Com o rigor científico do costume, posso
garantir que o nosso esquelético PIB subiu uns, vá, 0,25% quando o aríete eslavo furou as redes da agremiação norte-coreana.
Assim que se consumou, aquela geometria metafísica desenhada por Gaitán,
Melgarejo, Lima, Cardozo e Matic animou os bolsos da pátria. Só em
consumo de cerveja e tremoço, a economia teve ali um estímulo como há muito não
tinha. Porque aquele golo não é apenas um golo. Aquele golo tem de ser
descrito no plural: são e serão sempre seis linhas rectas unidas pela fé
e pela memória. Daqui a 20 anos, várias conversas regadas a cerveja e
rodeadas de cascas de tremoços começarão com o "lembras-te daquele golo do
Matic quando fomos campeões em 2013?". Aquilo é um recorte de memória para
emoldurar, tal como a trivela de Kulkov em Leverkusen, tal como a cabeçada de
César Brito nas Antas, tal o míssil de Isaías em Londres, tal como a bicicleta
de Miccoli em Liverpool.
Como dizia há pouco, o golo de Matic já
está na memória do futuro mas também está na fezada aqui e agora. O jogo
reforçou a minha fé na vitória no campeonato. Os nervos do clube rival são,
aliás, um bom sinal. Cresci com o Benfica a ser esmagado pela agremiação
norte-coreana. Há uns 10 anos, se levasse um golo logo aos 5 minutos, o Benfica
sairia do estádio com uma goleada. No domingo, vi uma coisa diferente, vi o
Benfica dar a volta frente aos norte-coreanos. E isso é uma ruptura
epistemológica, pá, é o mesmo que ver uma bola subir uma rampa sozinha,
desafiando todas as regras da gravidade. A equipa aguentou-se, virou duas vezes
o resultado e podia ter vencido com toda a justiça. Sim, com toda a justiça.
Ai, ai, o adversário controlou o jogo, blá-blá-blá, ai, a semiótica do
meio-campo, ai, a cultura da posse de bola, blá-blá-blá.
Jogar à bola é rematar à baliza ou é andar
a brincar com ela? Na segunda parte, o Benfica teve as únicas chances de golo.

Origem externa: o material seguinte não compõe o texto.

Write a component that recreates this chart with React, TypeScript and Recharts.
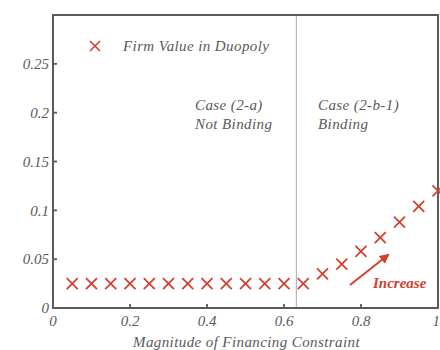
import React from 'react';
import { ScatterChart, Scatter, XAxis, YAxis, ReferenceLine, ReferenceArea } from 'recharts';

const constraint = [0.05, 0.1, 0.15, 0.2, 0.25, 0.3, 0.35, 0.4, 0.45, 0.5, 0.55, 0.6, 0.65, 0.7, 0.75, 0.8, 0.85, 0.9, 0.95, 1.0];
const firmValue = [0.025, 0.025, 0.025, 0.025, 0.025, 0.025, 0.025, 0.025, 0.025, 0.025, 0.025, 0.025, 0.025, 0.035, 0.045, 0.058, 0.072, 0.088, 0.104, 0.12];
const xTicks = [0, 0.2, 0.4, 0.6, 0.8, 1];
const yTicks = [0, 0.05, 0.1, 0.15, 0.2, 0.25, 0.3];
const yLabels = ['0', '0.05', '0.1', '0.15', '0.2', '0.25', ''];
const bindingPoint = 0.632;

const points = constraint.map((x, i) => ({ x, y: firmValue[i] }));

const RED = '#d2402e';
const GRAY = '#5a5a5a';
const FONT = '"Liberation Serif", "DejaVu Serif", serif';

const Cross = (props: any) => {
  const { cx, cy } = props;
  const s = 5.5;
  return (
    <g stroke={RED} strokeWidth={1.8}>
      <line x1={cx - s} y1={cy - s} x2={cx + s} y2={cy + s} />
      <line x1={cx - s} y1={cy + s} x2={cx + s} y2={cy - s} />
    </g>
  );
};

const tickStyle = { fill: GRAY, fontFamily: FONT, fontStyle: 'italic', fontSize: 15 };

export default function App() {
  return (
    <div style={{ position: 'absolute', left: 0, top: 0, width: 440, height: 350, background: '#fff' }}>
      <ScatterChart width={440} height={350} margin={{ top: 14, right: 0, left: 8, bottom: 12 }}>
        <XAxis
          xAxisId="b"
          type="number"
          dataKey="x"
          domain={[0, 1]}
          ticks={xTicks}
          tickFormatter={(v: number) => String(v)}
          tick={tickStyle}
          tickSize={-4}
          tickMargin={11}
          stroke={GRAY}
          strokeWidth={1.8}
          height={30}
        />
        <XAxis
          xAxisId="t"
          orientation="top"
          type="number"
          domain={[0, 1]}
          ticks={xTicks}
          tick={false}
          tickSize={-4}
          stroke={GRAY}
          strokeWidth={1.8}
          height={1}
        />
        <YAxis
          yAxisId="l"
          type="number"
          dataKey="y"
          domain={[0, 0.3]}
          ticks={yTicks}
          tickFormatter={(v: number, i: number) => yLabels[i]}
          tick={tickStyle}
          tickSize={-4}
          tickMargin={8}
          stroke={GRAY}
          strokeWidth={1.8}
          width={45}
        />
        <YAxis
          yAxisId="r"
          orientation="right"
          type="number"
          domain={[0, 0.3]}
          ticks={yTicks}
          tick={false}
          tickSize={-4}
          stroke={GRAY}
          strokeWidth={1.8}
          width={2}
        />
        <ReferenceArea xAxisId="b" yAxisId="l" x1={0} x2={1} y1={0} y2={0.3} fill="none" stroke={GRAY} strokeWidth={1.8} ifOverflow="visible" />
        <ReferenceLine xAxisId="b" yAxisId="l" x={bindingPoint} stroke="#a8a8a8" strokeWidth={1} />
        <Scatter xAxisId="b" yAxisId="l" data={points} shape={Cross} isAnimationActive={false} />
      </ScatterChart>
      <svg width={440} height={350} style={{ position: 'absolute', left: 0, top: 0, pointerEvents: 'none' }}>
        <defs>
          <marker id="ah" viewBox="0 0 10 10" refX="8" refY="5" markerWidth="5" markerHeight="5" orient="auto">
            <path d="M0,0 L10,5 L0,10 z" fill={RED} />
          </marker>
        </defs>
        <g stroke={RED} strokeWidth={1.6}>
          <line x1={90} y1={41} x2={100} y2={51} />
          <line x1={90} y1={51} x2={100} y2={41} />
        </g>
        <g fontFamily={FONT} fontStyle="italic" fill={GRAY} fontSize={15} letterSpacing={0.4}>
          <text x={123} y={51}>Firm Value in Duopoly</text>
          <text x={195} y={110}>Case (2-a)</text>
          <text x={195} y={129}>Not Binding</text>
          <text x={318} y={110}>Case (2-b-1)</text>
          <text x={318} y={129}>Binding</text>
          <text x={133} y={347}>Magnitude of Financing Constraint</text>
        </g>
        <line x1={350} y1={285} x2={388} y2={255} stroke={RED} strokeWidth={2} markerEnd="url(#ah)" />
        <text x={373} y={288} fontFamily={FONT} fontStyle="italic" fontWeight="bold" fill={RED} fontSize={15}>Increase</text>
      </svg>
    </div>
  );
}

Se tivesse rins, Jardel teria rodado para o golo; se tivesse olhos, Salvio
teria metido a bola num Cardozo tão isolado como um homem honesto no parlamento;
se não tivesse a cabeça nas arábias, Aimar teria cabeceado para um golo anulado
pelo bandeirinha; se um raio tivesse fulminado Helton, Cardozo teria feito o
golo da sua carreira. Enquanto o Benfica dava este espectáculo de desperdício,
o adversário não rematou à baliza na segunda parte. Acabámos por cima, com o
guarda Abel a fazer substituições defensivas. Ah, pois, a semiótica do
meio-campo, já me esquecia.
PS: já agora, a semiótica do meio-campo
deu 50% para cada lado. Mas a ladainha pegou. Parece que o Benfica tem de
comprar um Barthes para o meio-campo.